Bridget, 10, Grattan Elementary School

"I usually eat outside because my friends are out there."
Adam, 11, James Lick Middle School

"I try to learn about other cultures through food."
Joyce, 17, Thurgood Marshall Academic High School

More quotes from students and teachers

"I eat school food because it gives me a chance to be more with other people."

"I wish the food was delivered with care, love and a smile."

"I wish the cafeteria was a place to connect and relax rather than a chaotic eat-and-dash zone."

Kids come up with 6 ways to make the cafeteria cool

So how does a school district turn school lunch into something kids actually want to stick around for?

Well, truth be told, kids do request ice cream when you ask them what they really want, but scratch beneath the surface and you find that their connection to food is more complicated than "more, sweeter, faster."

After extensive interviews, Ideo found that kids care about each other (duh), about feeling heard and respected by adults, and about the capacity for pleasure and learning in food. In other words, it turns out that kids are not so different from adults in terms of what they desire out of a dining experience.

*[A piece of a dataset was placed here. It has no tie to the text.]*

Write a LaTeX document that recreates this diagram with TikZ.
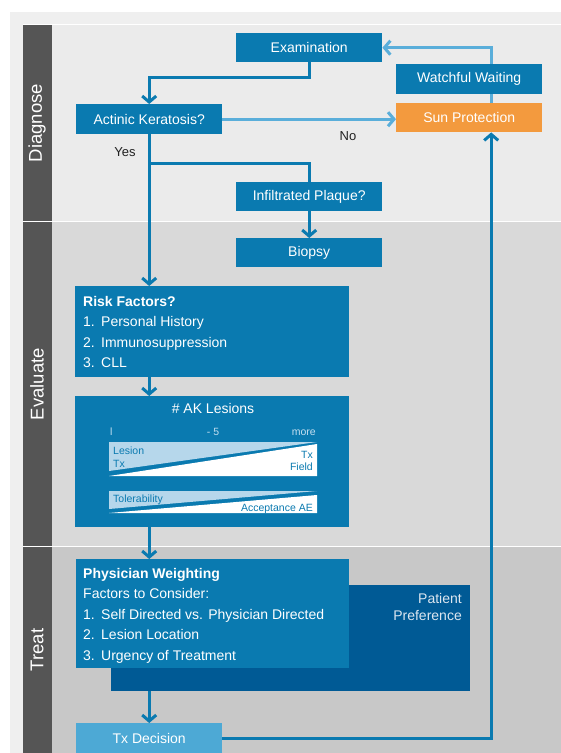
\documentclass[tikz,border=0pt]{standalone}
\usepackage{fontspec}
\setmainfont{Liberation Sans}
\usepackage{tikz}
\usetikzlibrary{arrows.meta}
\usetikzlibrary{positioning}
\usepackage{color}

\definecolor{akblue}{HTML}{0A7AB0}
\definecolor{lightline}{HTML}{5AAEDA}
\definecolor{sunorange}{HTML}{F39A3E}
\definecolor{prefblue}{HTML}{005A95}
\definecolor{txblue}{HTML}{4DA9D5}
\definecolor{wedge}{HTML}{B6D7EB}
\definecolor{scalelbl}{HTML}{C4DFF0}
\definecolor{strip}{HTML}{555555}
\definecolor{diagbg}{HTML}{EBEBEB}
\definecolor{evalbg}{HTML}{D9D9D9}
\definecolor{treatbg}{HTML}{C8C8C8}
\definecolor{outerbg}{HTML}{EFEFEF}
\definecolor{lbldark}{HTML}{222222}
\definecolor{preftxt}{HTML}{DCE6F0}

\tikzset{
    box/.style={anchor=north west,fill=akblue,text=white,inner sep=0pt,font=\fontsize{14}{16}\selectfont},
    boxtext/.style={anchor=north west,text=white,inner sep=0pt,align=left,font=\fontsize{14}{20.5}\selectfont},
    phase/.style={rotate=90,text=white,inner sep=0pt,font=\fontsize{18.5}{22}\selectfont},
    flow/.style={draw=akblue,line width=3pt,-{Straight Barb[length=6pt,width=14pt]}},
    link/.style={draw=akblue,line width=3pt},
    lightflow/.style={draw=lightline,line width=3pt,-{Straight Barb[length=6pt,width=14pt]}},
    bartext/.style={text=akblue,inner sep=0pt,font=\fontsize{10.5}{12.5}\selectfont},
    lbl/.style={text=lbldark,inner sep=0pt,font=\fontsize{13}{15}\selectfont}
}

\newcommand{\itemno}[1]{\makebox[18pt][l]{#1}}

\begin{document}
\begin{tikzpicture}[x=1pt,y=-1pt]
    \useasboundingbox (0,0) rectangle (561,753);

    % phase bands
    \fill[outerbg] (10,12) rectangle (561,753);
    \fill[diagbg] (23,25) rectangle (561,221);
    \fill[evalbg] (23,222) rectangle (561,546);
    \fill[treatbg] (23,547) rectangle (561,753);
    \fill[strip] (23,25) rectangle (52,753);
    \draw[white,line width=1pt] (23,24.5) -- (561,24.5);
    \draw[white,line width=1pt] (23,221.5) -- (561,221.5);
    \draw[white,line width=1pt] (23,546.5) -- (561,546.5);
    \node[phase] (diag) at (37,123) {Diagnose};
    \node[phase] (eval) at (37,384) {Evaluate};
    \node[phase] (treat) at (37,650) {Treat};

    % diagnose
    \node[box,minimum width=146,minimum height=29] (exam) at (236,33) {Examination};
    \node[box,fill=sunorange,minimum width=146,minimum height=29] (sun) at (396,103) {Sun Protection};
    \draw[lightflow] ([xshift=22pt]sun.north) |- (exam.east);
    \node[box,minimum width=146,minimum height=30] (wait) at (396,64) {Watchful Waiting};
    \node[box,minimum width=146,minimum height=30] (ak) at (76,104) {Actinic Keratosis?};
    \node[box,minimum width=146,minimum height=29] (plaque) at (236,182) {Infiltrated Plaque?};
    \node[box,minimum width=146,minimum height=29] (biopsy) at (236,238) {Biopsy};
    \node[lbl] (yes) at (125,152) {Yes};
    \node[lbl] (no) at (348,136) {No};

    % evaluate
    \node[box,minimum width=274,minimum height=91] (risk) at (75,286) {};
    \node[boxtext] (risktext) at (83,296) {\textbf{Risk Factors?}\\
        \itemno{1.}Personal History\\
        \itemno{2.}Immunosuppression\\
        \itemno{3.}CLL};
    \node[box,minimum width=274,minimum height=131] (lesions) at (75,396) {};
    \node[text=white,inner sep=0pt,anchor=base,font=\fontsize{14}{16}\selectfont] (lestitle) at (213,413) {\# AK Lesions};
    \node[bartext,text=scalelbl,anchor=base west] (scalelo) at (110,435) {l};
    \node[bartext,text=scalelbl,anchor=base] (scalemid) at (213,435) {- 5};
    \node[bartext,text=scalelbl,anchor=base east] (scalehi) at (316,435) {more};
    \fill[wedge] (109,442) -- (317,442) -- (109,471) -- cycle;
    \fill[white] (109,476) -- (317,476) -- (317,444) -- cycle;
    \fill[wedge] (109,491) -- (317,491) -- (109,509) -- cycle;
    \fill[white] (109,513) -- (317,513) -- (317,495) -- cycle;
    \node[bartext,anchor=north west,align=left] (lesiontx) at (113,447) {Lesion\\Tx};
    \node[bartext,anchor=north east,align=right] (fieldtx) at (313,451) {Tx\\Field};
    \node[bartext,anchor=base west] (toler) at (113,502) {Tolerability};
    \node[bartext,anchor=base east] (accept) at (313,511) {Acceptance AE};

    % treat
    \node[box,fill=prefblue,minimum width=359,minimum height=106] (pref) at (111,585) {};
    \node[boxtext,text=preftxt,anchor=north east,align=right,font=\fontsize{14}{17}\selectfont] (preftext) at (462,593) {Patient\\Preference};
    \node[box,minimum width=273,minimum height=109] (weigh) at (76,559) {};
    \node[boxtext] (weightext) at (83,568) {\textbf{Physician Weighting}\\
        Factors to Consider:\\
        \itemno{1.}Self Directed vs. Physician Directed\\
        \itemno{2.}Lesion Location\\
        \itemno{3.}Urgency of Treatment};
    \node[box,fill=txblue,minimum width=146,minimum height=30] (tx) at (76,723) {Tx Decision};

    % connectors
    \draw[flow] (exam.south) -- ++(0,15) -| (ak.north);
    \draw[lightflow] (ak.east) -- (ak.east -| sun.west);
    \draw[flow] (ak.south) -- (ak.south |- risk.north);
    \draw[link] (ak.south) ++(0,29) -| (plaque.north);
    \draw[flow] (plaque.south) -- (biopsy.north);
    \draw[flow] (risk.south -| ak.south) -- (lesions.north -| ak.south);
    \draw[flow] (lesions.south -| ak.south) -- (weigh.north -| ak.south);
    \draw[flow] (pref.south -| ak.south) -- (tx.north);
    \draw[flow] (tx.east) -| ([xshift=22pt]sun.south);
\end{tikzpicture}
\end{document}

Here are just a few of the ideas aimed at making school food a hipper proposition for San Francisco's public-school students:

-- Today's cafeterias are industrialized and generic spaces. Instead, create spaces that are inviting and personalized by students and local artists.

-- Create a website and corresponding app that lets kids preorder meals first thing in the morning and rate them after lunch. (Bonus: cuts down on food waste.)

-- Renovate kitchens so kids have places to host cooking clubs and get culinary skills that might help them make a little cash outside of school.

-- Cut the waiting time by creating express lines and increasing grab-and-go options for multitasking students.

-- Reward kids for their campus loyalty. The more food they buy, the more points they earn for school "merch."

-- Encourage students to submit recipes online that the rest of the school community then votes on. Winning recipes get made and sold on site, fostering the dreams of budding chefs.